§ **Task to carry out**:
Here is the task for the listing below: output exactly the lines from the one containing "Generate a Python" through the one containing "from bokeh.resources import INLINE", and leave out the pictures.

☆ ☆ ☆

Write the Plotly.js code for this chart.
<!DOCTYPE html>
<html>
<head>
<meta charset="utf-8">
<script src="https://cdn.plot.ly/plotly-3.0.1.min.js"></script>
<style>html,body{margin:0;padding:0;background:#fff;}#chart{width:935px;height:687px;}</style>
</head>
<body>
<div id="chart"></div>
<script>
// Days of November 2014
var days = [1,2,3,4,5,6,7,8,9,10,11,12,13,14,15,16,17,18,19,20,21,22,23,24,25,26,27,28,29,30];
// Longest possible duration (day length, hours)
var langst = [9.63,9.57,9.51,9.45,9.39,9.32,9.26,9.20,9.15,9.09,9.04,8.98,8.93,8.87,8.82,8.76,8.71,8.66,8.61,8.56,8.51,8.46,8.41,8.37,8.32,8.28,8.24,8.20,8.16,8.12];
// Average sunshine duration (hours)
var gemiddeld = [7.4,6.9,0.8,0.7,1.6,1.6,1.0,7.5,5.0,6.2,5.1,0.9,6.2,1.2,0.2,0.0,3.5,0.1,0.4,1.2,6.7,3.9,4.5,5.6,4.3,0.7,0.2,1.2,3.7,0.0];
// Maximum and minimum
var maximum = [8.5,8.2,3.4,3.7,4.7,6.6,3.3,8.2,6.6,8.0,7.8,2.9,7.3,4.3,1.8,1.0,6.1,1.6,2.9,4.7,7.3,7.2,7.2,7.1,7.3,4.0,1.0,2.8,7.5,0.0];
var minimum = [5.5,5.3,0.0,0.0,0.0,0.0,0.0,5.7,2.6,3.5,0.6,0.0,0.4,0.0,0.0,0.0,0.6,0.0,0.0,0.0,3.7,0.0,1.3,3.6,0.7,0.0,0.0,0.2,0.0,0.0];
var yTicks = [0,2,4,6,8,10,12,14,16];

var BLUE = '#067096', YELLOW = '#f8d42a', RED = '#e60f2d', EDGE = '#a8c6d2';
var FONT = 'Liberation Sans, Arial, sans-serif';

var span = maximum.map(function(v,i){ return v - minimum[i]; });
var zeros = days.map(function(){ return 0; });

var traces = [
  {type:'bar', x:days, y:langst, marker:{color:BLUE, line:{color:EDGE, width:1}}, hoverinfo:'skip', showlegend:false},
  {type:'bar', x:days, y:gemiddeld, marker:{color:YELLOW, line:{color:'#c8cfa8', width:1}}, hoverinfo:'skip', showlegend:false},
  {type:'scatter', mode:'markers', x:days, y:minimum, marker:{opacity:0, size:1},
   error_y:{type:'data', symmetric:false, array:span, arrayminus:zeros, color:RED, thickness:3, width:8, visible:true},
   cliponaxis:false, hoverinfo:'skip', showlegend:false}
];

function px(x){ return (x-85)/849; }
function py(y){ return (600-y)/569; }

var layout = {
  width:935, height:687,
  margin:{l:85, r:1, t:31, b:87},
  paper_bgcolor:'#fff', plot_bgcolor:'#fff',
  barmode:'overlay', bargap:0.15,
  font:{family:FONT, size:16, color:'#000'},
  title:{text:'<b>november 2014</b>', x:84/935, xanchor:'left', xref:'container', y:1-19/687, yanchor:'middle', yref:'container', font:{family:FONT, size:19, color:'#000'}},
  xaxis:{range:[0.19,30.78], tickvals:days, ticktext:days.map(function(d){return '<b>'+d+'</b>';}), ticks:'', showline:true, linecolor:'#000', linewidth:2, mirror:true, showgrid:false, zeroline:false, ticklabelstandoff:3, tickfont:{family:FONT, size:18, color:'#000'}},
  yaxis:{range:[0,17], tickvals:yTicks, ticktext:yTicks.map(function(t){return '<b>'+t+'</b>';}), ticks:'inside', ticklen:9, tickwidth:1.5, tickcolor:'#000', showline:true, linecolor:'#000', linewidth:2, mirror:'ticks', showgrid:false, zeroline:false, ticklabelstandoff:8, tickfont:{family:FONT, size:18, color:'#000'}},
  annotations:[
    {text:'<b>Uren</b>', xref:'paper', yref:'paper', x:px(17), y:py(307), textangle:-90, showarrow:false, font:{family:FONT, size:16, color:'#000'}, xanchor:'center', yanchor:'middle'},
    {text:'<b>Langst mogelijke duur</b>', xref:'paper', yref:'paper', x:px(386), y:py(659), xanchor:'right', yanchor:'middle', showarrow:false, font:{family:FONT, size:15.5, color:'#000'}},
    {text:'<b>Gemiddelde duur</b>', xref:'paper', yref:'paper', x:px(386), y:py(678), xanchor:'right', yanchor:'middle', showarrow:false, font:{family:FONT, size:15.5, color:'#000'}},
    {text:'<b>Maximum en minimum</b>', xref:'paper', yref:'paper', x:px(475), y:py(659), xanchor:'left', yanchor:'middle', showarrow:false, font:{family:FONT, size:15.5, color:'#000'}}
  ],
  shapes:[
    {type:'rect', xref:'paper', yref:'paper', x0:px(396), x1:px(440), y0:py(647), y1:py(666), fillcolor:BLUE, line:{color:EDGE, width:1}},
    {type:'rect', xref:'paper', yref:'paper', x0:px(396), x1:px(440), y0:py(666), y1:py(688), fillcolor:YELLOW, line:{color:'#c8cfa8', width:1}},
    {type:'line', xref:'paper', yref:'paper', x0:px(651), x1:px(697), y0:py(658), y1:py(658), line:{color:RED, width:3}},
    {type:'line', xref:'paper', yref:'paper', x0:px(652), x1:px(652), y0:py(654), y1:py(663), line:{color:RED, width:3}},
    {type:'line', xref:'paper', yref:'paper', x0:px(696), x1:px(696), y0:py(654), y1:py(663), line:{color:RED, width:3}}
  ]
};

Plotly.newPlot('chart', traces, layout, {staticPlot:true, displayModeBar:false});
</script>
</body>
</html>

☆ ☆ ☆

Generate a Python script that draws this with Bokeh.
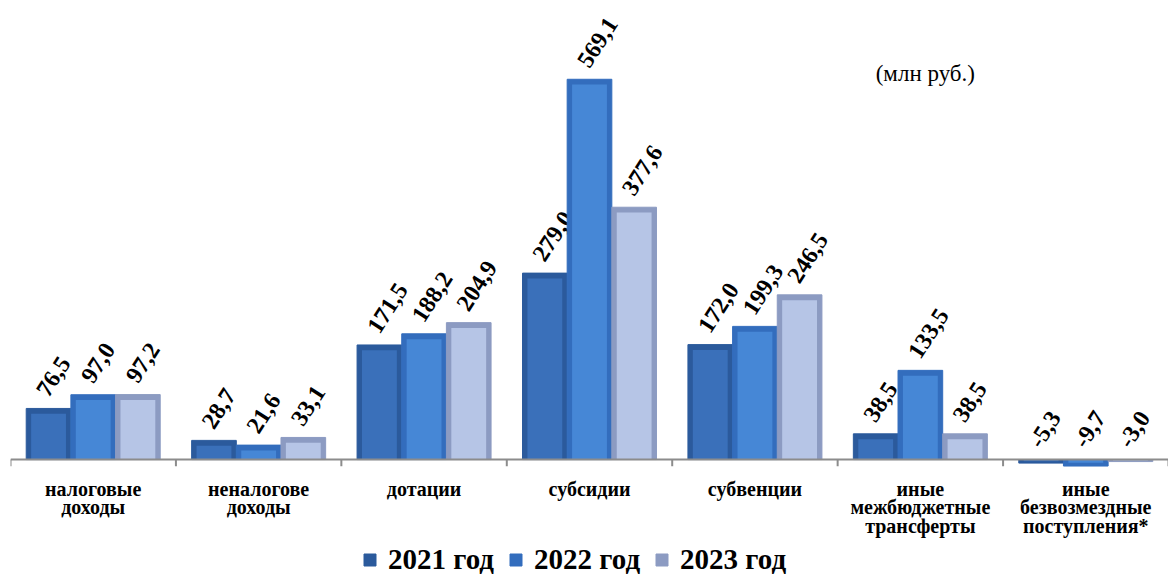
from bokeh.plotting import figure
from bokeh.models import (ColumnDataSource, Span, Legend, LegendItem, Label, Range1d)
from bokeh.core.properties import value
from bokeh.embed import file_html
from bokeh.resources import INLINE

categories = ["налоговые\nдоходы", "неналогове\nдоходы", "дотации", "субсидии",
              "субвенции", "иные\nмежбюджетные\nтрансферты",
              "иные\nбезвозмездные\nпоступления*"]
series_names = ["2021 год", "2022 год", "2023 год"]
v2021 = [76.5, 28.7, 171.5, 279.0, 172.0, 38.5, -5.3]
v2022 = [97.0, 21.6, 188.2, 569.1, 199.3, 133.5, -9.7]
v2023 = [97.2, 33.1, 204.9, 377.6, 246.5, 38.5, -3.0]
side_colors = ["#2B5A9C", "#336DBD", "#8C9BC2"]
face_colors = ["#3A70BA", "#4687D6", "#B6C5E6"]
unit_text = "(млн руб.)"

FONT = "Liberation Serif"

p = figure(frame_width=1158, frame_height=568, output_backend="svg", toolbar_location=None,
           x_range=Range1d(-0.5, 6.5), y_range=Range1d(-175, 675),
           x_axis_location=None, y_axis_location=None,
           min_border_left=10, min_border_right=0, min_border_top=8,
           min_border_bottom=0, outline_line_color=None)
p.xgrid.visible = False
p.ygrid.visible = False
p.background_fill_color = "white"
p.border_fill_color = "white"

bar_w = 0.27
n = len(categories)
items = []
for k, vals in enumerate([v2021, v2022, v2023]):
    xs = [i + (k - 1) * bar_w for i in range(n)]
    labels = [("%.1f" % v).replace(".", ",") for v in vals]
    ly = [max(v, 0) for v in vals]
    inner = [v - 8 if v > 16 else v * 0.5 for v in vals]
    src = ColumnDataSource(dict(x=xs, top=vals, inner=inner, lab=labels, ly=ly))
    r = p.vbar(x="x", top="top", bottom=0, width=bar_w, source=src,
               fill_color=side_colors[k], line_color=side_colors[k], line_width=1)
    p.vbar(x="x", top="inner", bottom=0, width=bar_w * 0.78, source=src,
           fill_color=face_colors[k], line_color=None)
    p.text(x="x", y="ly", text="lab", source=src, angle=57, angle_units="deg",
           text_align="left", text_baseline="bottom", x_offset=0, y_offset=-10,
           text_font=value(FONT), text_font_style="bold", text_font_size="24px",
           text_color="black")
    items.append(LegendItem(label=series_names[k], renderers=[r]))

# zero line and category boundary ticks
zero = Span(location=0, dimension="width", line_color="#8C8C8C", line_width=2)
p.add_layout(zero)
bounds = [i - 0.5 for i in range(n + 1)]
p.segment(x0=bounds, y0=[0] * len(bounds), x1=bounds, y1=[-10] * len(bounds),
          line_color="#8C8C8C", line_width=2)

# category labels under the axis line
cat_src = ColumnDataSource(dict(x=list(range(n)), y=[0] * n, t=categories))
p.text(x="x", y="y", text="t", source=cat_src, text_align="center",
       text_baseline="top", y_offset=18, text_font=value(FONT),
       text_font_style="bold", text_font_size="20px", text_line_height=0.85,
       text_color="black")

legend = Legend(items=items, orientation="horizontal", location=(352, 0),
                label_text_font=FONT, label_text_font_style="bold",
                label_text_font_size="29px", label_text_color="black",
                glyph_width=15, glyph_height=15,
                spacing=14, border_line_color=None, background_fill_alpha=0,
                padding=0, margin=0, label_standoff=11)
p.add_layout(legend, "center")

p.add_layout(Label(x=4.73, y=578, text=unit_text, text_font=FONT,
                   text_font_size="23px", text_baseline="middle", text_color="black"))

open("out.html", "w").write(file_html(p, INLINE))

☆ ☆ ☆

§ **Task response**:
Generate a Python script that draws this with Bokeh.
from bokeh.plotting import figure
from bokeh.models import (ColumnDataSource, Span, Legend, LegendItem, Label, Range1d)
from bokeh.core.properties import value
from bokeh.embed import file_html
from bokeh.resources import INLINE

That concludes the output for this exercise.